I was in Miss Parson's speech class. It met the last period of the day. The first day she was back, she told me to stay after class. In my naivete, I thought the state declamation tournament was water under the bridge.

Not so. For twenty minutes, Miss Parsons, purple in the face, yelled at me, accusing me of having broken a promise, of lying to her, and of caring more about music and drama then I did about declamation.

I tried to tell her I hadn't broken a promise, but she repeated again and again that I had PROMISED her I would go to the state competition.

My friend Tom Arnhold (who I wish would come to our reunion) had waited for me in the hall. When Miss Parsons was done with me, I left the room and he was visibly shaken, pale.

"You O.K,?"

"I guess."

"Jesus. She ripped you."

"I know. But I was right."

I still think I was right. Ever since this happened, I've tried to put the group, whether my family, a class of students, a company of actors, or any other group I feel allegiance to ahead of my individual desires.

To me, this is what it means to be moral.

Miss Parsons never brought up this matter again. She treated and evaluated me fairly for the remainder of the speech class.

Moreover, when high school graduation came, she mailed me a graduation card. I don't have it any more, but it had a poem on it about the value of having the courage of your convictions and standing by what you think is right.

Today I went to an area of Kellogg High School's website and found out there is a Lucille Parson's Memorial Scholarship available. There ought to be.

By sending me that card, Miss Parsons showed me that she, too, understood that I, too, suffered in my deliberations in deciding not to go to the state competition and that sometimes principles larger than our own desires, including hers, were at work in the world.

I didn't feel vindicated when I received that card. I was deeply touched. It was a generous gesture beyond my undersanding at the time. Looking back, I now know it had to have cost Miss Parsons to send me that card. She had had to humble herself, put aside her enormous pride. Through the card's poem, she told me she respected what I'd done. I'll never forget her for that.

I learned today that graduates of Kellogg High School who pursue higher education can earn a Lucille Parsons Memorial scholarship. I hope recipients learn something about her when they earn this aid.

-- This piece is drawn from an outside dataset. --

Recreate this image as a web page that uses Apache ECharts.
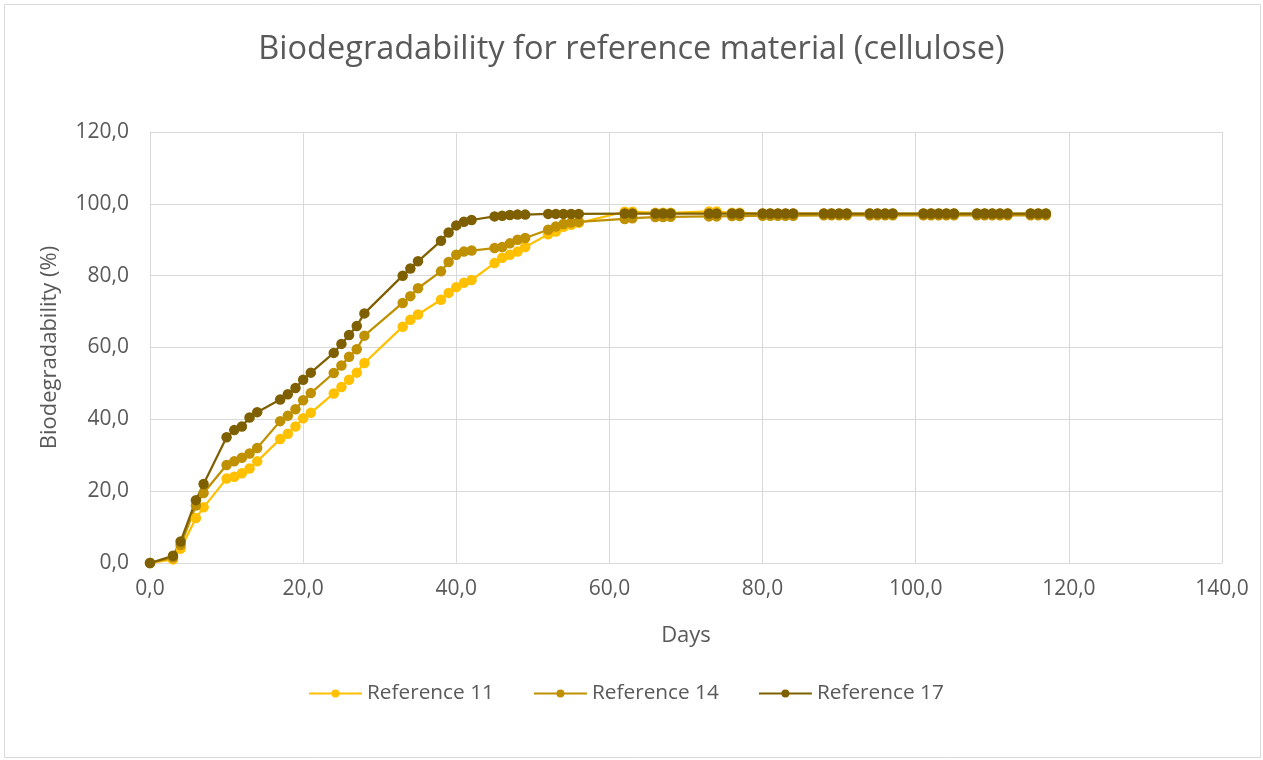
<!DOCTYPE html>
<html>
<head>
<meta charset="utf-8">
<script src="https://cdn.jsdelivr.net/npm/echarts@6/dist/echarts.min.js"></script>
<style>
html,body{margin:0;padding:0;background:#fff;}
#chart{width:1263px;height:760px;}
</style>
</head>
<body>
<div id="chart"></div>
<script>
const titleText = "Biodegradability for reference material (cellulose)";
const xAxisName = "Days";
const yAxisName = "Biodegradability (%)";
const seriesNames = ["Reference 11", "Reference 14", "Reference 17"];

const days = [0,3,4,6,7,10,11,12,13,14,17,18,19,20,21,24,25,26,27,28,33,34,35,38,39,40,41,42,45,46,47,48,49,52,53,54,55,56,62,63,66,67,68,73,74,76,77,80,81,82,83,84,88,89,90,91,94,95,96,97,101,102,103,104,105,108,109,110,111,112,115,116,117];

const ref11 = [0,1,4,12.5,15.5,23.5,24,25,26.3,28.3,34.5,36,38,40.3,41.8,47.2,49,51,53,55.7,65.8,67.7,69.2,73.3,75.2,76.8,78,78.8,83.5,85,85.8,86.7,88,91.5,92.3,93.6,94.2,94.7,
  97.8,97.8,97.5,97.5,97.5,97.9,97.9,97.5,97.5,97.3,97.3,97.3,97.3,97.3,97.3,97.3,97.3,97.3,97.3,97.3,97.3,97.3,97.3,97.3,97.3,97.3,97.3,97.3,97.3,97.3,97.3,97.3,97.3,97.3,97.3];

const ref14 = [0,1.5,5,16,19.5,27.3,28.3,29.3,30.5,32,39.5,41,42.8,45.3,47.3,52.9,55,57.4,59.5,63.3,72.4,74.3,76.5,81.2,83.8,85.8,86.7,87,87.7,88,89,90,90.5,92.8,93.7,94.4,94.8,95,
  95.8,96,96.3,96.3,96.4,96.5,96.5,96.6,96.6,96.7,96.7,96.7,96.7,96.7,96.8,96.8,96.8,96.8,96.8,96.8,96.8,96.8,96.8,96.8,96.8,96.8,96.8,96.8,96.8,96.8,96.8,96.8,96.8,96.8,96.8];

const ref17 = [0,2,6,17.5,22,35,37,38,40.5,42,45.5,47,48.7,51,53,58.5,61,63.5,66,69.5,80,82,84,89.7,92,94,95,95.5,96.5,96.7,96.9,97,97,97.2,97.2,97.2,97.2,97.2,
  97.3,97.3,97.3,97.3,97.3,97.3,97.3,97.3,97.3,97.3,97.3,97.3,97.3,97.3,97.3,97.3,97.3,97.3,97.3,97.3,97.3,97.3,97.3,97.3,97.3,97.3,97.3,97.3,97.3,97.3,97.3,97.3,97.3,97.3,97.3];

const colors = ["#FFC000", "#BF9000", "#7F6000"];
const allValues = [ref11, ref14, ref17];

const fmt = v => v.toFixed(1).replace('.', ',');
const font = "'Open Sans', 'Noto Sans', sans-serif";

const chart = echarts.init(document.getElementById('chart'), null, {renderer: 'canvas'});
chart.setOption({
  animation: false,
  backgroundColor: '#ffffff',
  color: colors,
  title: {
    text: titleText,
    left: 'center',
    top: 28,
    textStyle: {fontFamily: font, fontSize: 32.5, fontWeight: 'normal', color: '#595959'}
  },
  graphic: [{
    type: 'rect',
    shape: {x: 4.5, y: 4.5, width: 1256, height: 753},
    style: {fill: 'none', stroke: '#d9d9d9', lineWidth: 1},
    silent: true
  }],
  legend: {
    data: seriesNames,
    top: 678,
    left: 303,
    itemWidth: 53,
    itemHeight: 10,
    itemGap: 39,
    textStyle: {fontFamily: font, fontSize: 20.8, color: '#595959', padding: [0, 0, 0, 0]}
  },
  grid: {left: 150, right: 41, top: 132, bottom: 197, containLabel: false},
  xAxis: {
    type: 'value',
    min: 0, max: 140, interval: 20,
    name: xAxisName,
    nameLocation: 'middle',
    nameGap: 62,
    nameTextStyle: {fontFamily: font, fontSize: 22, color: '#595959'},
    axisLine: {show: true, lineStyle: {color: '#d9d9d9', width: 1}},
    axisTick: {show: false},
    axisLabel: {formatter: fmt, fontFamily: font, fontSize: 21, color: '#595959', margin: 16},
    splitLine: {show: true, lineStyle: {color: '#d9d9d9', width: 1}}
  },
  yAxis: {
    type: 'value',
    min: 0, max: 120, interval: 20,
    name: yAxisName,
    nameLocation: 'middle',
    nameGap: 89,
    nameTextStyle: {fontFamily: font, fontSize: 22, color: '#595959'},
    axisLine: {show: true, lineStyle: {color: '#d9d9d9', width: 1}},
    axisTick: {show: false},
    axisLabel: {formatter: fmt, fontFamily: font, fontSize: 21, color: '#595959', margin: 21},
    splitLine: {show: true, lineStyle: {color: '#d9d9d9', width: 1}}
  },
  series: seriesNames.map((name, i) => ({
    name: name,
    type: 'line',
    data: days.map((d, j) => [d, allValues[i][j]]),
    symbol: 'circle',
    symbolSize: 10.5,
    showAllSymbol: true,
    lineStyle: {width: 2.25, color: colors[i]},
    itemStyle: {color: colors[i]}
  }))
});
</script>
</body>
</html>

Carol Woolum Roberts said...

Funny, Brigadoon just came up the other night as we were preparing for the 50th anniversary concert. Jimmy Lewis and I were talking about it, and remembering your small role. You wore a plaid shirt didn't you?

Student of Life said...

You're always an inspirational writer, but when you're writing about events that have touched your life, your writing is even better. I think Miss Parsons would be touched by it as well.

Christy Woolum said...

I'm glad you stayed and did Brigadoon. One memory that has stayed with me is how the choir was hidden behind the set at the beginning and they sang that beautiful chorus of "Brigadoon". What a feat that music was for everyone involved

Christy Woolum said...

oops, I meant musical.. lol

Anonymous said...

I had a bit part in Brigadoon, as Harry. My big line was: "Here, Mr. McLaren, I've brought 'yer waistcoat." 'Took me years to figure out what a waistcoat was. It was my single acting experience--although I got involved in theater later on as a musician. Brigadoon is still one of my favorites.
Also looking forward to the reunion!

Anonymous said...

I remember Brigadoon, RP, but it took your account of it to remember your part. I was in the band that year, but the next two years, when we did My Fair Lady and The Music Man, I had a larger roll, including stage manager.

Those were great years for the music department at KHS. Not only did we score big at the Jazz Festival in '73 (with Nick Thorp and Jeff Flolo's brilliance) but we produced three great plays. My musical highlight was that I got to solo on the tenor sax at Expo '74 in the brand new Opera House. Later that month, I had a similar experience to yours when I qualified for the State Track meet the same weekend as the Spring Concert (where I had the same solo). They knew I couldn't pass on the track meet, so they actually postponed the Concert. Boy, was I full of myself!

Anyway, thanks for reminding me of Brigadoon!